Prior to 1/20/17, there was no question as to who the worst president was in my now 60 year lifetime. My parents were born in 1933 and 1934, and there was no question as to who the worst president was in their lifetimes. As horrific as the past 22 months have been, they should not obscure how equally horrific 2001-08 were. When I first discovered this site ca. 2003, its most unifying feature was the profound antipathy towards W, Cheney, Condi, Rummy, et. al. and everything that they stood for. Things would only get worse over the remaining years of that national nightmare.

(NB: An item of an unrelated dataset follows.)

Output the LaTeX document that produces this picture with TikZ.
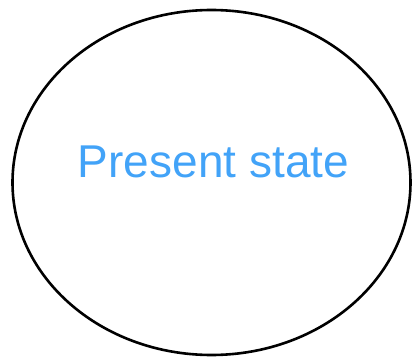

During all of the upcoming effusive bipartisan tributes to GHWB, let’s not forget that he and the Bush Clan were responsible for the dauphin’s reclamation of the throne. Let’s also not forget that the Clan knew of should’ve known of the heir’s manifest lack of qualifications for the presidency. Let’s not forget most of all that a candidate who lost the popular vote and who would’ve lost FL by any fair count would never have attained the presidency without the assistance of the Clan.
If any one person deserves particular credit for the (mis)use of the legal process to put W in office, it is family fixer James Baker III. Baker and Poppy went back to the unsuccessful TX-Sen campaign of 1970. Baker managed GHWB’s presidential campaigns in 1980 and 1988, and he served as Sec. of State from 1989-92. He heeded the family’s call when an enforcer was needed to nail down FL’s essential 27 EVs in 2000.
Among other noteworthy achievements, Baker brought Roger Stone, the wonderful man who gave us the Brooks Brothers Riot, down here. In Stone’s own words:
According to Stone, he didn't even want to get involved in the 2000 race at all until the GOP's recount head, James Baker III, called him up and asked him for his help. Stone said that Baker had helped him out in 1981 by getting Reagan and Bush to lend support to New Jersey Governor Tom Kean, whose campaign Stone ran. He owed him a favor.
“In this business, if you don't pay your debts you're finished,” Stone said.
Stone himself later expressed regrets for his role in W’s (s)election:
When I look at those double-page New York Times spreads of all the individual pictures of people who have been killed [in Iraq], I got to think, 'Maybe there wouldn't have been a war if I hadn't gone to Miami-Dade.’
"There have been many times I've regretted it,” Stone told me over pizza at Grand Central Station. “When I look at those double-page New York Times spreads of all the individual pictures of people who have been killed [in Iraq], I got to think, 'Maybe there wouldn't have been a war if I hadn't gone to Miami-Dade. Maybe there hadn't have been, in my view, an unjustified war if Bush hadn't become president.' It's very disturbing to me."
For me, the Brooks Bros. Riot will always be one of the worst of the many multiple miseries of that troubling time. When he was in private practice, I worked with one of the Miami-Dade election judges who fled from the mob. I’m also aware of the threats that he and his family received.
In the ensuing 18 years, I’ve tried to forget most of the details of the use of my profession to openly steal the presidency in my state. Katherine Harris’ voter purge still rankles years later. So does the fact that I knew at the time from personal experience that W was not remotely close to being of presidential material.
As a senior at Notre Dame in 1980, I was the chair of the FL delegation at our Mock Political Convention. W came to stump for his father, and he spent 15-20 minutes in a Q & A session with our delegation. At one point, a fellow delegate asked him a moderately difficult question, and he launched into a “I’m just an old country boy from Texas” shtick. It was an insulting response from a Yale grad who was clearly being groomed to be part of the 3d generation of his family in politics. I didn’t know that he had already run for the House 2 years earlier.
We all wish the best for our children, but anyone with a love of country that’s remotely close to that attributed to GHWB would acknowledge, however, reluctantly, that his namesake son was not of presidential timber. Such a person sure as hell wouldn’t send the family consigliere to another state and have another son mobilize the full powers of the governor’s office in that state behind that son’s attempt to thwart the will of the voters.
Amidst all of the pomp & circumstance to which we will be subjected in the coming days, let us recall a war of aggression in 2003 that was mismanaged in almost every way possible. Let us recall the near meltdown of our economy in 2008. Let us recall, most of all, a man who played an instrumental role in those man-made tragedies.